Dining Pick of the Week: El Chamizal
There are some unique dishes served at El Chamizal that you don’t find at many Mexican restaurants, including conejo (rabbit), codorniz (quail), barbecue veal and dry deer meat.
July 4, 2011 - 11:17 pm
PICK OF THE WEEK:
1054 N. Rancho Drive at West Washington Avenue, 647-2995
There are some unique dishes served at El Chamizal that you don’t find at many Mexican restaurants. These include conejo (rabbit), codorniz (quail), barbecue veal and dry deer meat. Some might say these entrees are exotic; others say they are very good. One way to find out: try it and make your own decision.

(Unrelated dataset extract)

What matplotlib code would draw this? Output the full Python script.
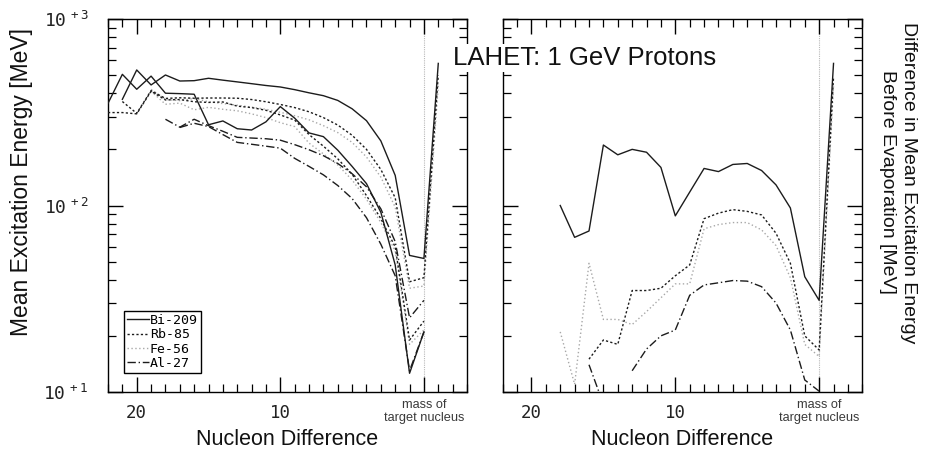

All combination plates are served with rice and beans and feature tacos (shredded beef, chicken, tongue), enchiladas, chile rellenos, tostados and fajitas. Carne entrees include T-bone, filet mignon and pork chops. There are burritos, salads (shrimp, chicken, beef), tamales, flautas, taquitos and sandwiches, including ham, tongue, cheese, chicken or beef. Langosta (lobster) is available daily and prepared in a variety of ways (salsa ranchera, a la diablo, con guacamole and a la Veracruz). The seafood menu has oysters, clams, ceviche with toast and catfish. Among the soups are costa brava, seven seas, menudo and pozole. Featured breakfasts are eggs ranchero and eggs with Mexican sausage or chorizo. A house specialty is parrillada Chamizal (marinated grilled chicken, shredded beef, beans, fried plantains, onions and chile). Combination plates begin at $9.50.
El Chamizal is open from 10 a.m. to 10 p.m. daily.